"Disco Clone" is a song by American singer Cristina and written by Ronald Melrose. It was released as a single on ZE Records in 1978.

Background

"Disco Clone" was written by Ronald Melrose, a classmate of Cristina's from Harvard University. Her boyfriend Michael Zilkha wanted to take advantage of the disco boom and record the song. She called it "the worst song I have ever heard" and decided to perform it as a "Brechtian pastiche".

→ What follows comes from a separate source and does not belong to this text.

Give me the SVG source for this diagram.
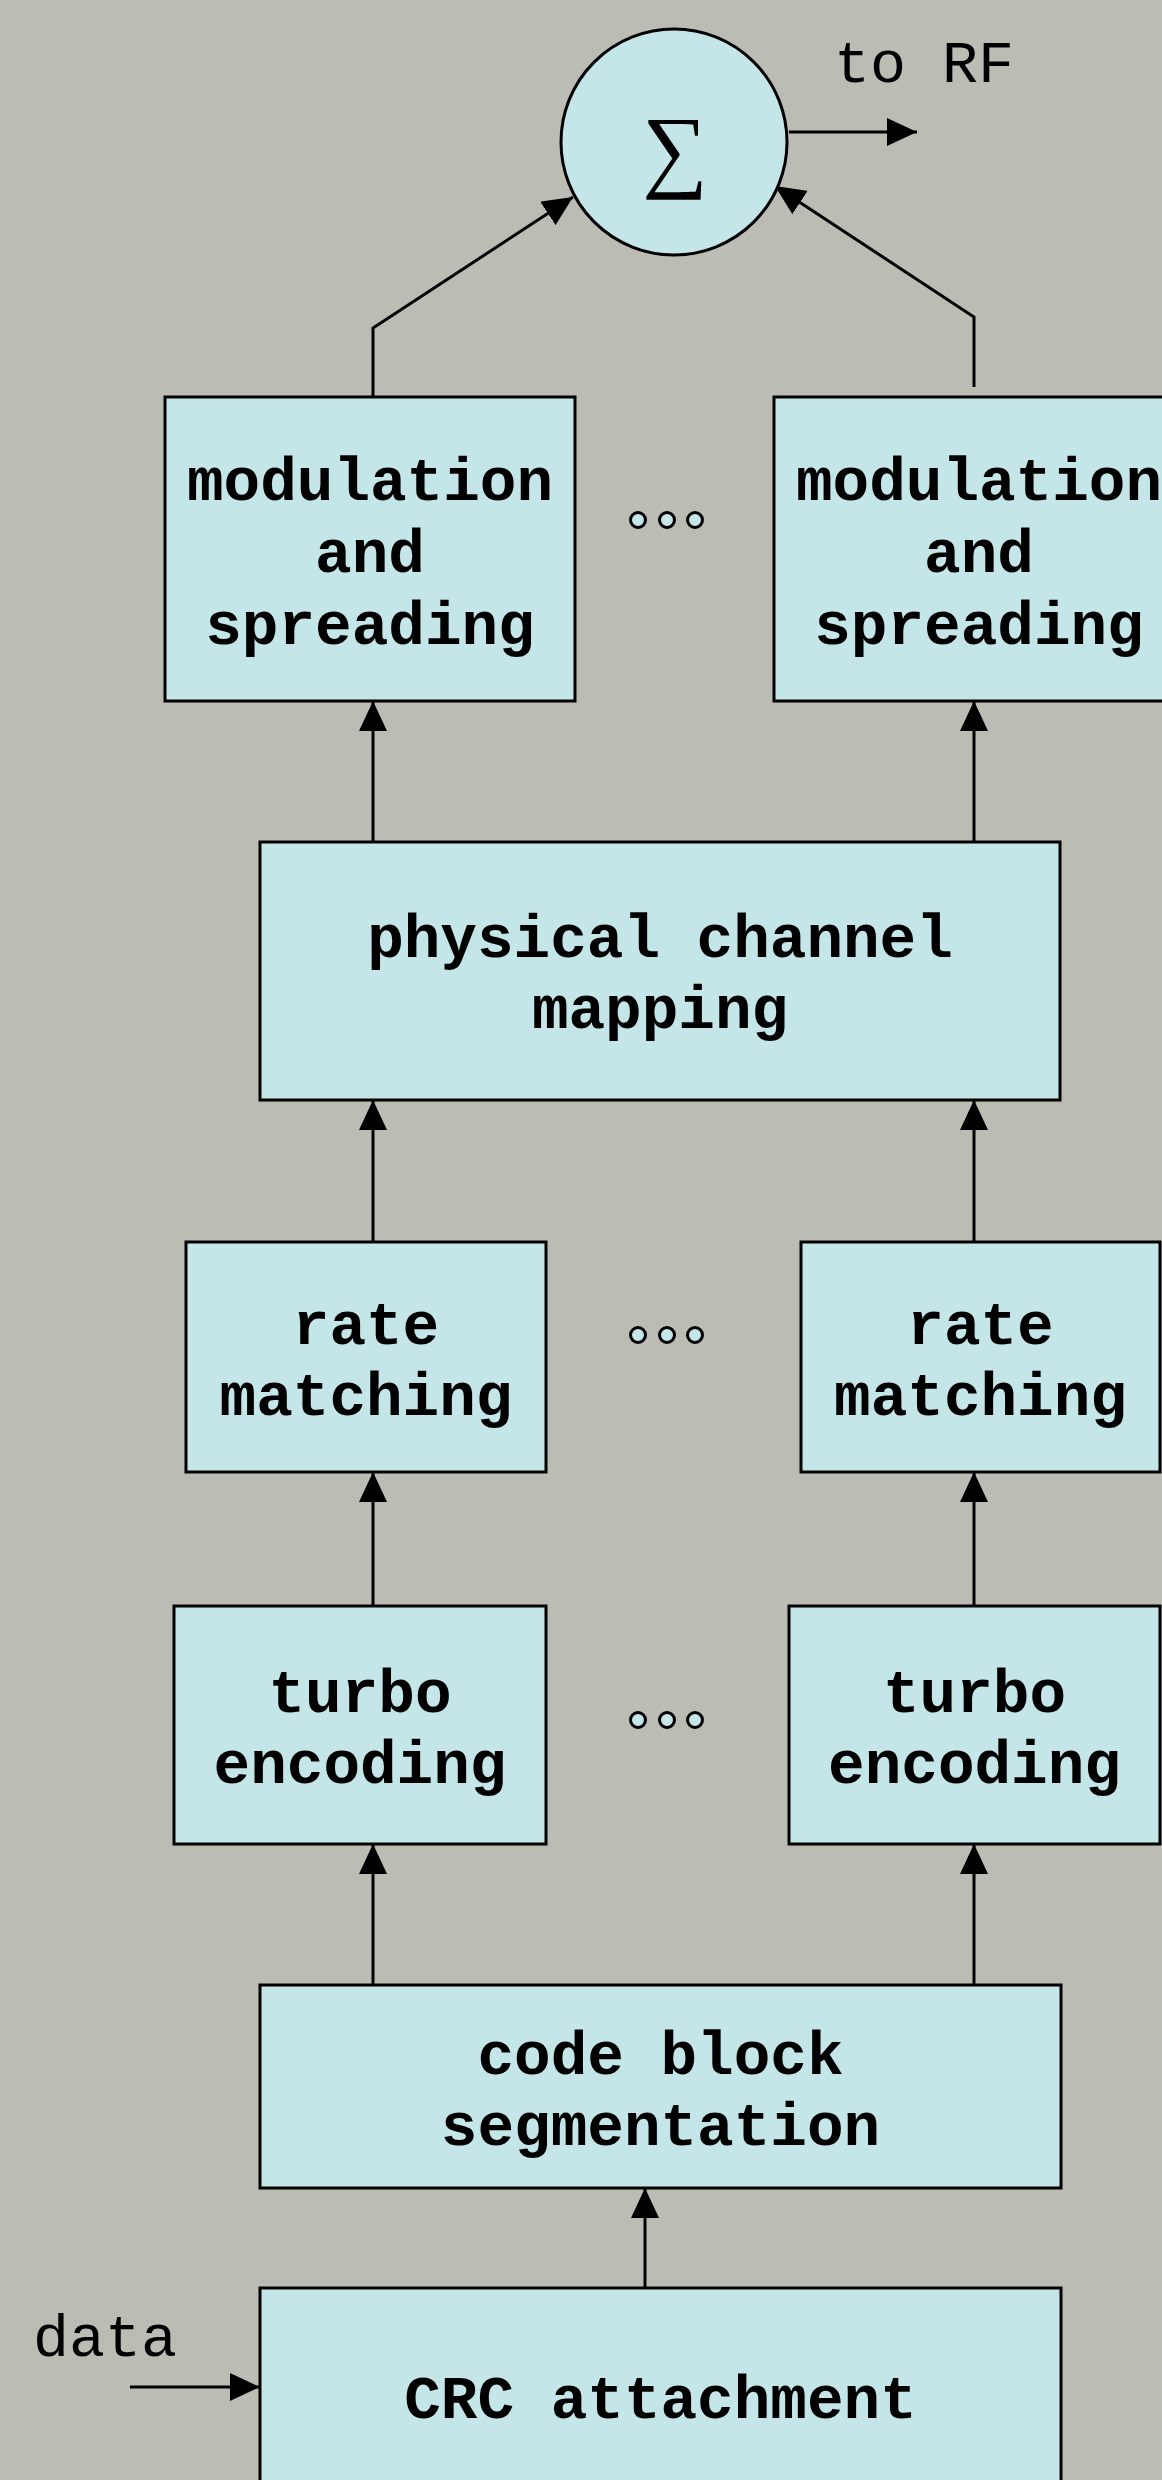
<svg xmlns="http://www.w3.org/2000/svg" width="1162" height="2480" viewBox="0 0 1162 2480">
<style>
.box{fill:#c4e6e8;stroke:#000;stroke-width:3}
.lbl{font-family:"Liberation Mono","Courier New",monospace;font-weight:bold;font-size:61px;text-anchor:middle;fill:#000}
.thin{font-family:"Liberation Mono","Courier New",monospace;font-size:60px;fill:#000}
.conn{fill:none;stroke:#000;stroke-width:3;marker-end:url(#arr)}
.dot{fill:#c4e6e8;stroke:#000;stroke-width:3}
</style>
<defs>
<marker id="arr" markerUnits="userSpaceOnUse" markerWidth="30" markerHeight="28" viewBox="0 0 30 28" refX="30" refY="14" orient="auto">
<path d="M0,0 L30,14 L0,28 Z" fill="#000"/>
</marker>
</defs>
<rect width="1162" height="2480" fill="#bbbdb5"/>

<g id="connectors">
<polyline class="conn" points="373,397 373,328 573,197"/>
<polyline class="conn" points="974,387 974,317 775,186"/>
<line class="conn" x1="789" y1="132" x2="917" y2="132"/>
<line class="conn" x1="373" y1="842" x2="373" y2="701"/>
<line class="conn" x1="974" y1="842" x2="974" y2="701"/>
<line class="conn" x1="373" y1="1242" x2="373" y2="1100"/>
<line class="conn" x1="974" y1="1242" x2="974" y2="1100"/>
<line class="conn" x1="373" y1="1606" x2="373" y2="1472"/>
<line class="conn" x1="974" y1="1606" x2="974" y2="1472"/>
<line class="conn" x1="373" y1="1985" x2="373" y2="1844"/>
<line class="conn" x1="974" y1="1985" x2="974" y2="1844"/>
<line class="conn" x1="645" y1="2288" x2="645" y2="2188"/>
<line class="conn" x1="130" y1="2387" x2="260" y2="2387"/>
</g>

<g id="sum">
<circle cx="674" cy="142" r="113" fill="#c4e6e8" stroke="#000" stroke-width="3"/>
<text x="675" y="180" font-family="'Liberation Serif','DejaVu Serif',serif" font-size="92" text-anchor="middle">∑</text>
</g>
<text id="to-rf" class="thin" x="834" y="82">to RF</text>

<g id="mod1">
<rect class="box" x="165" y="397" width="410" height="304"/>
<text class="lbl" x="370" y="500">modulation</text>
<text class="lbl" x="370" y="572">and</text>
<text class="lbl" x="370" y="644">spreading</text>
</g>
<g id="mod2">
<rect class="box" x="774" y="397" width="410" height="304"/>
<text class="lbl" x="979" y="500">modulation</text>
<text class="lbl" x="979" y="572">and</text>
<text class="lbl" x="979" y="644">spreading</text>
</g>
<g id="dots-mod">
<circle class="dot" cx="638" cy="520" r="7.5"/>
<circle class="dot" cx="667" cy="520" r="7.5"/>
<circle class="dot" cx="695" cy="520" r="7.5"/>
</g>

<g id="phys">
<rect class="box" x="260" y="842" width="800" height="258"/>
<text class="lbl" x="660" y="957">physical channel</text>
<text class="lbl" x="660" y="1028">mapping</text>
</g>

<g id="rate1">
<rect class="box" x="186" y="1242" width="360" height="230"/>
<text class="lbl" x="366" y="1344">rate</text>
<text class="lbl" x="366" y="1415">matching</text>
</g>
<g id="rate2">
<rect class="box" x="801" y="1242" width="359" height="230"/>
<text class="lbl" x="980.5" y="1344">rate</text>
<text class="lbl" x="980.5" y="1415">matching</text>
</g>
<g id="dots-rate">
<circle class="dot" cx="638" cy="1335" r="7.5"/>
<circle class="dot" cx="667" cy="1335" r="7.5"/>
<circle class="dot" cx="695" cy="1335" r="7.5"/>
</g>

<g id="turbo1">
<rect class="box" x="174" y="1606" width="372" height="238"/>
<text class="lbl" x="360" y="1712">turbo</text>
<text class="lbl" x="360" y="1783">encoding</text>
</g>
<g id="turbo2">
<rect class="box" x="789" y="1606" width="371" height="238"/>
<text class="lbl" x="974.5" y="1712">turbo</text>
<text class="lbl" x="974.5" y="1783">encoding</text>
</g>
<g id="dots-turbo">
<circle class="dot" cx="638" cy="1720" r="7.5"/>
<circle class="dot" cx="667" cy="1720" r="7.5"/>
<circle class="dot" cx="695" cy="1720" r="7.5"/>
</g>

<g id="codeblock">
<rect class="box" x="260" y="1985" width="801" height="203"/>
<text class="lbl" x="660.5" y="2074">code block</text>
<text class="lbl" x="660.5" y="2145">segmentation</text>
</g>

<g id="crc">
<rect class="box" x="260" y="2288" width="801" height="260"/>
<text class="lbl" x="660.5" y="2418">CRC attachment</text>
</g>
<text id="data" class="thin" x="33" y="2356">data</text>
</svg>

Tony de Portago, a friend of Cristina's, was the first to record the male vocals for "Disco Clone", but his were thrown out as sounding "too foreign" and "insufficiently jaded". Anthony Haden-Guest recorded the part in both English and French, which appear on song's first release. Kevin Kline, a little known actor at the time, appears on the re-release. Tom Moulton was approached to mix the track, but he did not want to be involved with something that mocked disco. Island Records founder Chris Blackwell mixed it instead.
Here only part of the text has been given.